Starting with the first line below, extract each line through the one that contains "import plotly.graph_objects as go", inclusive, excluding pictures.

·····

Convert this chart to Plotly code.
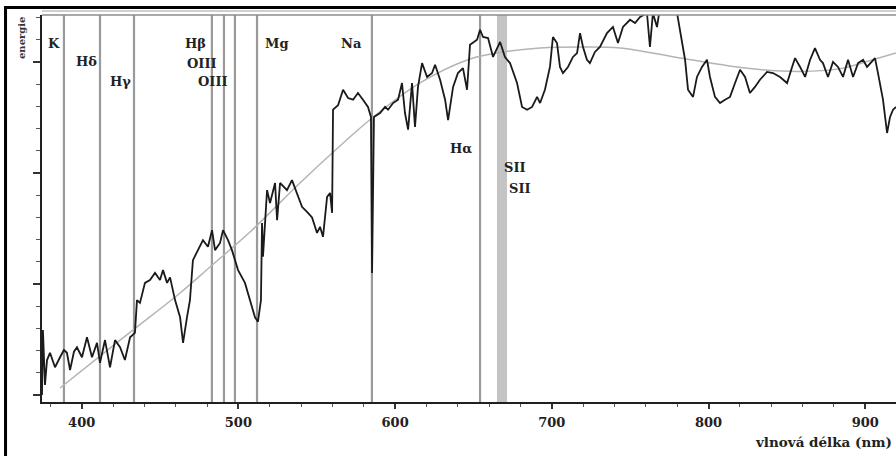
import plotly.graph_objects as go

# ---- data ----
wavelength_nm = [374.7, 375.3, 376.6, 377.9, 379.8, 383.0, 386.2, 388.7, 390.6, 392.6,
                 395.1, 397.0, 400.2, 403.4, 406.6, 409.8, 411.7, 414.9, 418.1, 421.3,
                 424.5, 427.6, 430.9, 434.0, 435.3, 437.2, 440.4, 443.6, 446.8, 450.0,
                 451.9, 454.5, 456.4, 459.6, 462.8, 464.7, 467.2, 469.1, 471.0, 474.2,
                 477.4, 480.6, 483.2, 485.1, 488.3, 490.2, 493.4, 495.9, 499.8, 504.2,
                 507.4, 510.6, 512.5, 514.4, 515.1, 515.7, 518.3, 520.2, 523.4, 524.7,
                 526.6, 531.0, 534.2, 537.4, 540.6, 543.8, 547.0, 550.2, 552.1, 554.0,
                 556.6, 558.5, 559.8, 560.4, 563.6, 566.8, 570.0, 573.2, 576.3, 579.5,
                 582.7, 584.6, 585.3, 586.5, 590.4, 593.6, 595.5, 598.7, 601.9, 604.4,
                 606.3, 608.3, 610.8, 612.7, 614.6, 617.2, 620.4, 623.6, 625.5, 628.7,
                 631.9, 633.8, 637.0, 640.1, 643.3, 645.9, 647.8, 652.3, 654.2, 656.1,
                 659.3, 662.5, 667.0, 670.1, 673.3, 677.8, 681.0, 684.2, 687.4, 690.6,
                 692.5, 695.6, 698.8, 700.7, 703.3, 705.2, 707.1, 710.3, 713.5, 716.1,
                 718.0, 719.9, 722.4, 724.3, 727.5, 730.7, 735.2, 739.0, 742.2, 745.4,
                 749.9, 753.1, 756.3, 760.7, 762.6, 764.5, 767.1, 769.0, 775.4, 779.9,
                 783.1, 785.0, 786.9, 790.1, 792.6, 795.8, 799.0, 800.9, 804.1, 807.3,
                 810.5, 813.7, 816.9, 820.1, 823.3, 826.4, 829.6, 832.8, 837.3, 841.1,
                 845.6, 850.1, 853.3, 855.2, 858.4, 861.6, 864.8, 867.9, 871.1, 873.0,
                 876.2, 879.4, 882.6, 885.8, 889.0, 892.2, 895.4, 898.6, 901.1, 904.3,
                 906.2, 908.1, 911.3, 913.9, 915.8, 917.7, 919.6]
energy = [0.0, 0.585, 0.09, 0.315, 0.38, 0.25, 0.34, 0.405, 0.38, 0.225,
          0.39, 0.43, 0.34, 0.52, 0.34, 0.47, 0.29, 0.495, 0.25, 0.495,
          0.43, 0.315, 0.52, 0.56, 0.855, 0.83, 1.01, 1.035, 1.10, 1.035,
          1.125, 1.01, 1.06, 0.855, 0.70, 0.47, 0.70, 0.855, 1.215, 1.305,
          1.395, 1.335, 1.485, 1.305, 1.37, 1.485, 1.395, 1.305, 1.125, 1.01,
          0.855, 0.70, 0.66, 0.855, 1.55, 1.245, 1.845, 1.73, 1.91, 1.575,
          1.91, 1.845, 1.935, 1.82, 1.695, 1.65, 1.60, 1.46, 1.515, 1.425,
          1.785, 1.82, 1.64, 2.57, 2.61, 2.75, 2.675, 2.66, 2.72, 2.66,
          2.595, 2.505, 1.10, 2.505, 2.54, 2.595, 2.57, 2.63, 2.66, 2.81,
          2.54, 2.39, 2.81, 2.415, 2.775, 2.99, 2.865, 2.90, 2.975, 2.84,
          2.66, 2.475, 2.775, 2.90, 2.945, 2.75, 3.155, 3.20, 3.29, 3.225,
          3.215, 3.045, 3.18, 3.045, 2.99, 2.81, 2.595, 2.57, 2.595, 2.685,
          2.63, 2.75, 2.955, 3.225, 3.17, 2.955, 2.90, 2.955, 3.045, 3.08,
          3.26, 3.135, 3.02, 2.99, 3.09, 3.135, 3.26, 3.315, 3.17, 3.315,
          3.38, 3.35, 3.405, 3.44, 3.135, 3.44, 3.315, 3.49, 3.49, 3.44,
          3.17, 3.02, 2.75, 2.685, 2.865, 2.955, 3.02, 2.865, 2.685, 2.63,
          2.66, 2.685, 2.81, 2.93, 2.865, 2.72, 2.775, 2.84, 2.91, 2.90,
          2.865, 2.81, 2.955, 3.035, 2.955, 2.865, 3.02, 3.125, 3.02, 2.99,
          2.865, 3.00, 2.955, 2.865, 3.02, 2.865, 2.99, 3.02, 2.955, 3.00,
          3.035, 2.90, 2.66, 2.36, 2.505, 2.57, 2.595]

fit_wavelength_nm = [386.2, 411.7, 435.3, 462.8, 481.9, 507.4, 539.3, 564.8, 585.3,
                     615.9, 647.8, 668.8, 692.5, 718.0, 743.5, 781.8, 826.4, 858.4,
                     884.0, 900.0, 919.6]
fit_energy = [0.063, 0.351, 0.613, 0.919, 1.153, 1.468, 1.910, 2.243, 2.495,
              2.811, 3.027, 3.09, 3.126, 3.135, 3.126, 3.036, 2.94, 2.915,
              2.94, 3.00, 3.08]

line_names = ["K", "Hδ", "Hγ", "Hβ", "OIII", "OIII", "Mg", "Na", "Hα", "SII", "SII"]
line_wavelength_nm = [388.7, 411.7, 433.4, 483.1, 490.8, 497.8, 511.9, 585.2, 654.2]
sii_band_nm = [665.0, 671.4]

x_tick_values = [400, 500, 600, 700, 800, 900]
x_tick_labels = ["400", "500", "600", "700", "800", "900"]
x_title = "vlnová délka (nm)"
y_title = "energie"

# ---- layout constants ----
X_RANGE = [374.7, 919.6]
Y_RANGE = [-0.063, 3.423]
FONT = "DejaVu Serif"
INK = "#1a1a1a"

# label placements (x center in nm, y in energy units)
label_pos = [(382.3, 3.17), (402.8, 3.00), (424.5, 2.82), (472.9, 3.17),
             (476.8, 2.99), (483.8, 2.82), (524.6, 3.17), (571.9, 3.17),
             (642.1, 2.225), (676.2, 2.045), (680.0, 1.856)]

fig = go.Figure()

fig.add_trace(go.Scatter(x=fit_wavelength_nm, y=fit_energy, mode="lines",
                         line=dict(color="#b4b4b4", width=1.5, shape="spline", smoothing=1.0),
                         hoverinfo="skip", showlegend=False))
fig.add_trace(go.Scatter(x=wavelength_nm, y=energy, mode="lines",
                         line=dict(color=INK, width=1.8),
                         hoverinfo="skip", showlegend=False))

shapes = []
for wl in line_wavelength_nm:
    shapes.append(dict(type="line", xref="x", yref="paper", x0=wl, x1=wl, y0=0, y1=1,
                       line=dict(color="#9a9a9a", width=2.2), layer="below"))
shapes.append(dict(type="rect", xref="x", yref="paper", x0=sii_band_nm[0], x1=sii_band_nm[1],
                   y0=0, y1=1, fillcolor="#c4c4c4", line=dict(width=0), layer="below"))
# top double line of the plot frame
shapes.append(dict(type="line", xref="paper", yref="paper", x0=0, x1=1, y0=1, y1=1,
                   line=dict(color="#8c8c8c", width=1.5)))
shapes.append(dict(type="line", xref="paper", yref="paper", x0=0, x1=1, y0=1.0103, y1=1.0103,
                   line=dict(color="#a0a0a0", width=1.2)))
# outer black frame (runs off the right and bottom edges)
shapes.append(dict(type="rect", xref="paper", yref="paper", x0=-0.0427, x1=1.1,
                   y0=-0.3, y1=1.0194, line=dict(color="#000000", width=3)))

annotations = []
for name, (lx, ly) in zip(line_names, label_pos):
    annotations.append(dict(x=lx, y=ly, xref="x", yref="y", text=name, showarrow=False,
                            xanchor="center", yanchor="middle",
                            font=dict(family=FONT, size=13, color="#222222", weight="bold")))
annotations.append(dict(x=-0.0234, y=0.9406, xref="paper", yref="paper", text=y_title,
                        textangle=-90, showarrow=False, xanchor="center", yanchor="middle",
                        font=dict(family=FONT, size=10, color="#333333", weight="bold")))
annotations.append(dict(x=0.998, y=-0.1034, xref="paper", yref="paper", text=x_title,
                        showarrow=False, xanchor="right", yanchor="middle",
                        font=dict(family=FONT, size=13.5, color="#222222", weight="bold")))

fig.update_layout(
    width=896, height=456,
    margin=dict(l=42, r=0, t=15, b=54),
    paper_bgcolor="white", plot_bgcolor="white",
    shapes=shapes, annotations=annotations,
    hovermode=False,
    xaxis=dict(range=X_RANGE, showgrid=False, zeroline=False,
               showline=True, linecolor="#202020", linewidth=2,
               tickmode="array", tickvals=x_tick_values, ticktext=x_tick_labels,
               ticks="outside", ticklen=5, tickwidth=1.5, tickcolor="#333333",
               ticklabelstandoff=2,
               tickfont=dict(family=FONT, size=13, color="#222222", weight="bold"),
               minor=dict(tickmode="linear", tick0=400, dtick=20, ticks="outside",
                          ticklen=3, tickwidth=1.2, tickcolor="#555555", showgrid=False)),
    yaxis=dict(range=Y_RANGE, showgrid=False, zeroline=False,
               showline=True, linecolor="#202020", linewidth=2,
               tick0=0, dtick=1, ticks="outside", ticklen=7, tickwidth=1.5,
               tickcolor="#333333", showticklabels=False,
               minor=dict(tick0=0, dtick=0.2, ticks="outside", ticklen=4,
                          tickwidth=1.2, tickcolor="#555555", showgrid=False)),
)

fig.write_html("out.html", config={"displayModeBar": False},
               post_script="document.body.style.margin='0';document.body.style.overflow='hidden';")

·····

### COMPLETE OUTPUT
Convert this chart to Plotly code.
import plotly.graph_objects as go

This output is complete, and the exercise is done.